* _MATERIAL PROVIDED_:
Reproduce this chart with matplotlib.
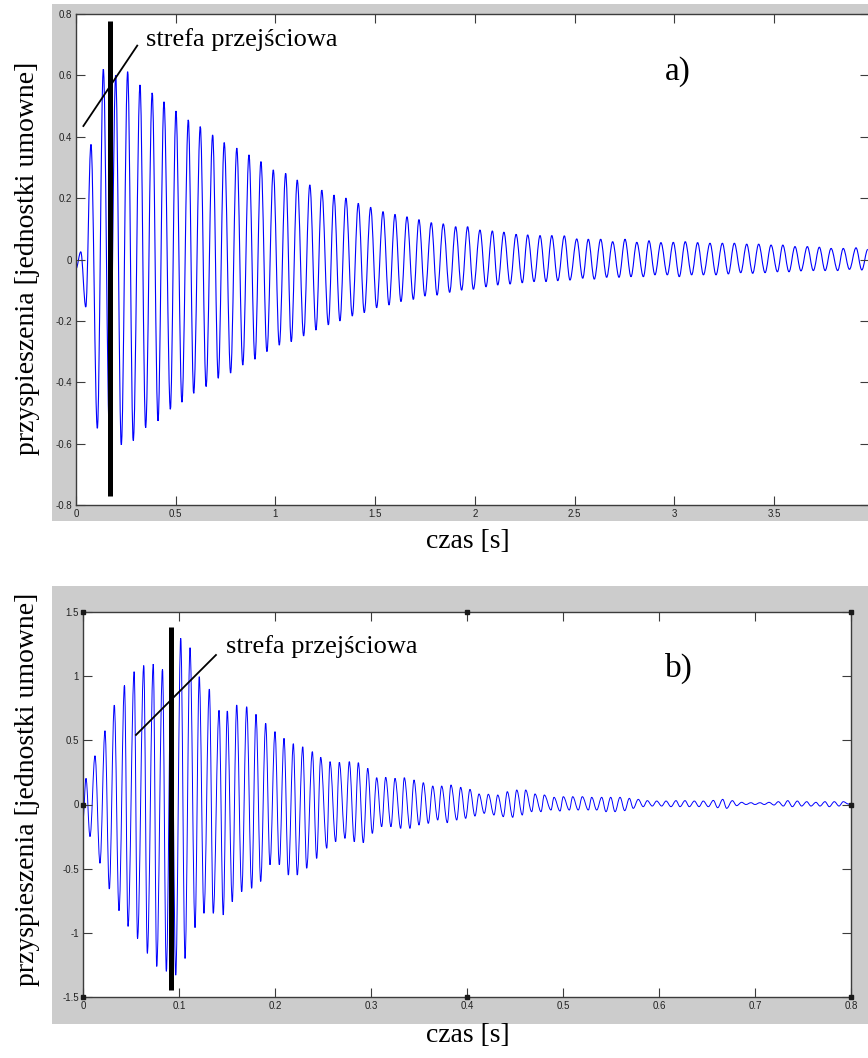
import matplotlib
matplotlib.use("Agg")
import matplotlib.pyplot as plt
from matplotlib.patches import Rectangle, PathPatch
from matplotlib.path import Path

matplotlib.rcParams['axes.unicode_minus'] = False

# --- dane (ekstrema kolejnych połówek okresu) ---
# a) czas [s] i przyspieszenie
t_top = [0.000, 0.024, 0.049, 0.075, 0.107, 0.137, 0.168, 0.199, 0.227, 0.259,
         0.287, 0.321, 0.349, 0.382, 0.411, 0.441, 0.473, 0.501, 0.531, 0.563,
         0.590, 0.623, 0.652, 0.685, 0.713, 0.743, 0.775, 0.806, 0.836, 0.867,
         0.897, 0.927, 0.957, 0.989, 1.019, 1.051, 1.079, 1.109, 1.141, 1.172,
         1.203, 1.232, 1.265, 1.293, 1.323, 1.353, 1.385, 1.415, 1.445, 1.477,
         1.507, 1.539, 1.569, 1.599, 1.629, 1.659, 1.691, 1.719, 1.749, 1.781,
         1.810, 1.841, 1.873, 1.903, 1.933, 1.963, 1.992, 2.025, 2.055, 2.087,
         2.114, 2.145, 2.176, 2.206, 2.237, 2.264, 2.296, 2.326, 2.356, 2.385,
         2.415, 2.448, 2.476, 2.510, 2.540, 2.568, 2.598, 2.630, 2.660, 2.690,
         2.722, 2.752, 2.782, 2.811, 2.844, 2.872, 2.902, 2.932, 2.964, 2.994,
         3.024, 3.054, 3.086, 3.116, 3.145, 3.178, 3.208, 3.240, 3.270, 3.300,
         3.332, 3.362, 3.392, 3.422, 3.454, 3.484, 3.516, 3.543, 3.574, 3.604,
         3.634, 3.666, 3.696, 3.726, 3.755, 3.785, 3.818, 3.846, 3.877, 3.910,
         3.939, 3.969]
a_top = [-0.03, 0.025, -0.155, 0.375, -0.55, 0.62, -0.58, 0.60, -0.604, 0.612,
         -0.59, 0.569, -0.548, 0.543, -0.526, 0.514, -0.488, 0.484, -0.465, 0.455,
         -0.436, 0.433, -0.414, 0.406, -0.387, 0.381, -0.37, 0.363, -0.344, 0.341,
         -0.325, 0.319, -0.30, 0.292, -0.279, 0.281, -0.268, 0.259, -0.249, 0.243,
         -0.23, 0.226, -0.213, 0.21, -0.2, 0.2, -0.184, 0.183, -0.173, 0.170,
         -0.157, 0.156, -0.148, 0.147, -0.137, 0.139, -0.130, 0.130, -0.119, 0.12,
         -0.116, 0.116, -0.107, 0.107, -0.10, 0.107, -0.097, 0.096, -0.089, 0.093,
         -0.083, 0.089, -0.08, 0.082, -0.076, 0.08, -0.072, 0.078, -0.072, 0.078,
         -0.069, 0.077, -0.067, 0.067, -0.061, 0.066, -0.064, 0.066, -0.058, 0.058,
         -0.058, 0.066, -0.056, 0.056, -0.056, 0.061, -0.05, 0.055, -0.05, 0.056,
         -0.056, 0.058, -0.05, 0.055, -0.05, 0.053, -0.05, 0.053, -0.047, 0.053,
         -0.043, 0.05, -0.045, 0.05, -0.043, 0.047, -0.04, 0.047, -0.04, 0.042,
         -0.037, 0.042, -0.036, 0.04, -0.036, 0.036, -0.036, 0.036, -0.032, 0.038,
         -0.034, 0.033]

# b) czas [s] i przyspieszenie
t_bot = [0.0, 0.0031, 0.0073, 0.0125, 0.0177, 0.0229, 0.0274, 0.0326, 0.0375, 0.0432,
         0.0469, 0.0533, 0.0568, 0.0633, 0.0670, 0.0732, 0.0768, 0.0828, 0.0868, 0.0920,
         0.0966, 0.1018, 0.1063, 0.1115, 0.1167, 0.1211, 0.1260, 0.1316, 0.1357, 0.1417,
         0.1461, 0.1503, 0.1555, 0.1601, 0.1653, 0.1705, 0.1757, 0.1802, 0.1851, 0.1903,
         0.1948, 0.2000, 0.2045, 0.2094, 0.2139, 0.2191, 0.2232, 0.2289, 0.2330, 0.2389,
         0.2434, 0.2476, 0.2539, 0.2573, 0.2632, 0.2670, 0.2729, 0.2774, 0.2826, 0.2868,
         0.2920, 0.2966, 0.3014, 0.3059, 0.3111, 0.3153, 0.3208, 0.3250, 0.3309, 0.3347,
         0.3406, 0.3448, 0.3500, 0.3545, 0.3597, 0.3643, 0.3695, 0.3736, 0.3795, 0.3833,
         0.3893, 0.3934, 0.3986, 0.4031, 0.4083, 0.4125, 0.4180, 0.4222, 0.4281, 0.4320,
         0.4378, 0.4420, 0.4476, 0.4518, 0.4576, 0.4611, 0.4674, 0.4708, 0.4771, 0.4805,
         0.4875, 0.4906, 0.4969, 0.5003, 0.5066, 0.5101, 0.5159, 0.5201, 0.5264, 0.5299,
         0.5351, 0.5403, 0.5448, 0.5497, 0.5542, 0.5594, 0.5643, 0.5691, 0.5732, 0.5784,
         0.5836, 0.5878, 0.5930, 0.5976, 0.6028, 0.6073, 0.6125, 0.6177, 0.6219, 0.6271,
         0.6316, 0.6368, 0.6417, 0.6461, 0.6514, 0.6566, 0.6611, 0.6664, 0.6705, 0.6764,
         0.6809, 0.6861, 0.6906, 0.6958, 0.7000, 0.7052, 0.7097, 0.7146, 0.7198, 0.7243,
         0.7295, 0.7341, 0.7389, 0.7441, 0.7486, 0.7539, 0.7583, 0.7635, 0.7677, 0.7729,
         0.7774, 0.7826, 0.7875, 0.7920, 0.7972, 0.8000]
a_bot = [-0.12, 0.204, -0.25, 0.38, -0.458, 0.575, -0.659, 0.775, -0.828, 0.93,
         -0.95, 1.035, -1.045, 1.083, -1.16, 1.094, -1.262, 1.055, -1.30, 1.15,
         -1.33, 1.295, -1.2, 1.222, -0.96, 0.996, -0.848, 0.9, -0.848, 0.734,
         -0.861, 0.729, -0.758, 0.776, -0.68, 0.762, -0.653, 0.703, -0.60, 0.633,
         -0.47, 0.568, -0.47, 0.516, -0.55, 0.474, -0.55, 0.45, -0.497, 0.412,
         -0.42, 0.368, -0.341, 0.334, -0.29, 0.329, -0.264, 0.334, -0.29, 0.326,
         -0.298, 0.282, -0.225, 0.209, -0.173, 0.212, -0.173, 0.204, -0.186, 0.209,
         -0.186, 0.191, -0.16, 0.17, -0.147, 0.144, -0.121, 0.144, -0.142, 0.152,
         -0.121, 0.134, -0.108, 0.118, -0.09, 0.082, -0.069, 0.08, -0.082, 0.074,
         -0.095, 0.1, -0.1, 0.113, -0.082, 0.113, -0.056, 0.082, -0.056, 0.074,
         -0.043, 0.056, -0.051, 0.061, -0.043, 0.061, -0.043, 0.061, -0.043, 0.056,
         -0.043, 0.056, -0.056, 0.056, -0.056, 0.056, -0.048, 0.048, -0.03, 0.04,
         -0.017, 0.03, -0.012, 0.027, -0.012, 0.027, -0.017, 0.03, -0.017, 0.03,
         -0.017, 0.027, -0.017, 0.027, -0.017, 0.032, -0.025, 0.04, -0.03, 0.03,
         -0.009, 0.017, 0.0, 0.014, 0.0, 0.014, 0.0, 0.017, -0.004, 0.022,
         -0.012, 0.03, -0.017, 0.027, -0.012, 0.022, -0.012, 0.017, -0.012, 0.022,
         -0.017, 0.022, -0.012, 0.022, 0.004, 0.0]

xticks_top = [0, 0.5, 1, 1.5, 2, 2.5, 3, 3.5]
xlabels_top = ["0", "0.5", "1", "1.5", "2", "2.5", "3", "3.5"]
yticks_top = [-0.8, -0.6, -0.4, -0.2, 0, 0.2, 0.4, 0.6, 0.8]
ylabels_top = ["-0.8", "-0.6", "-0.4", "-0.2", "0", "0.2", "0.4", "0.6", "0.8"]
xticks_bot = [0, 0.1, 0.2, 0.3, 0.4, 0.5, 0.6, 0.7, 0.8]
xlabels_bot = ["0", "0.1", "0.2", "0.3", "0.4", "0.5", "0.6", "0.7", "0.8"]
yticks_bot = [-1.5, -1, -0.5, 0, 0.5, 1, 1.5]
ylabels_bot = ["-1.5", "-1", "-0.5", "0", "0.5", "1", "1.5"]

# strefa przejściowa: czas i zakres pionowej kreski
zone_top = (0.170, -0.77, 0.778)
zone_bot = (0.0917, -1.446, 1.381)
# odcinek odnośnika (t1, a1, t2, a2)
pointer_top = (0.037, 0.435, 0.307, 0.697)
pointer_bot = (0.0552, 0.542, 0.1385, 1.165)

W, H = 868, 1058
fig = plt.figure(figsize=(W / 100, H / 100), dpi=100)
fig.patch.set_facecolor("white")


def box(l, t, r, b):
    return [l / W, 1 - b / H, (r - l) / W, (b - t) / H]


def wave(ax, t, a, lw):
    # przebieg rysowany krzywymi Beziera przez kolejne ekstrema (poziome styczne)
    verts = [(t[0], a[0])]
    codes = [Path.MOVETO]
    for i in range(1, len(t)):
        d = t[i] - t[i - 1]
        verts += [(t[i - 1] + 0.36 * d, a[i - 1]), (t[i] - 0.36 * d, a[i]), (t[i], a[i])]
        codes += [Path.CURVE4] * 3
    ax.add_patch(PathPatch(Path(verts, codes), facecolor="none",
                           edgecolor="#0000ff", lw=lw))


# szare tło w stylu okna MATLAB-a
for l, t, r, b in [(52, 4, 880, 521), (52, 586, 880, 1024)]:
    x0, y0, w, h = box(l, t, r, b)
    fig.patches.append(Rectangle((x0, y0), w, h, transform=fig.transFigure,
                                 facecolor="#cccccc", edgecolor="none", zorder=-10))

serif = ["Liberation Serif", "DejaVu Serif"]


def style(ax):
    ax.set_facecolor("white")
    ax.set_zorder(1)
    for s in ax.spines.values():
        s.set_color("#3c3c3c")
        s.set_linewidth(1.0)
    ax.tick_params(direction="in", length=6.5, width=0.8, color="#3c3c3c",
                   top=True, right=True, pad=3, labelsize=7, labelcolor="#222222")
    for lab in ax.get_xticklabels() + ax.get_yticklabels():
        lab.set_family("Liberation Sans")


# ---------- a) ----------
ax1 = fig.add_axes(box(76, 14, 869, 505))
wave(ax1, t_top, a_top, 0.8)
ax1.set_xlim(0, 3.975)
ax1.set_ylim(-0.8, 0.8)
ax1.set_xticks(xticks_top, xlabels_top)
ax1.set_yticks(yticks_top, ylabels_top)
style(ax1)
ax1.plot([zone_top[0]] * 2, zone_top[1:], color="black", lw=3.6, solid_capstyle="butt")
ax1.plot(pointer_top[0::2], pointer_top[1::2], color="black", lw=1.3)
ax1.text(0.351, 0.697, "strefa przejściowa", family=serif, fontsize=19, va="baseline")
ax1.text(2.95, 0.585, "a)", family=serif, fontsize=24, va="baseline")

# ---------- b) ----------
ax2 = fig.add_axes(box(83, 612, 851, 997))
wave(ax2, t_bot, a_bot, 0.7)
ax2.set_xlim(0, 0.8)
ax2.set_ylim(-1.5, 1.5)
ax2.set_xticks(xticks_bot, xlabels_bot)
ax2.set_yticks(yticks_bot, ylabels_bot)
style(ax2)
ax2.plot([zone_bot[0]] * 2, zone_bot[1:], color="black", lw=3.6, solid_capstyle="butt")
ax2.plot(pointer_bot[0::2], pointer_bot[1::2], color="black", lw=1.3)
ax2.text(0.1486, 1.178, "strefa przejściowa", family=serif, fontsize=19, va="baseline")
ax2.text(0.606, 0.994, "b)", family=serif, fontsize=24, va="baseline")
# uchwyty zaznaczenia osi
hx = [0, 0.4, 0.8, 0, 0.8, 0, 0.4, 0.8]
hy = [1.5, 1.5, 1.5, 0, 0, -1.5, -1.5, -1.5]
ax2.plot(hx, hy, ls="none", marker="s", ms=3.5, color="#1a1a1a", clip_on=False, zorder=5)

# opisy osi
for yc in (258, 789):
    fig.text(28 / W, 1 - yc / H, "przyspieszenia [jednostki umowne]", family=serif,
             fontsize=20, rotation=90, ha="center", va="center")
for xc, yc in ((468, 542), (468, 1035)):
    fig.text(xc / W, 1 - yc / H, "czas [s]", family=serif, fontsize=20,
             ha="center", va="center")

fig.savefig("out.png", dpi=100)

* _GOAL_: Repeat, word for word and with no pictures, only the lines running from the beginning of the data to the line that contains "matplotlib.rcParams['axes.unicode_minus'] = False".

* _PROBLEM SOLUTION_:
Reproduce this chart with matplotlib.
import matplotlib
matplotlib.use("Agg")
import matplotlib.pyplot as plt
from matplotlib.patches import Rectangle, PathPatch
from matplotlib.path import Path

matplotlib.rcParams['axes.unicode_minus'] = False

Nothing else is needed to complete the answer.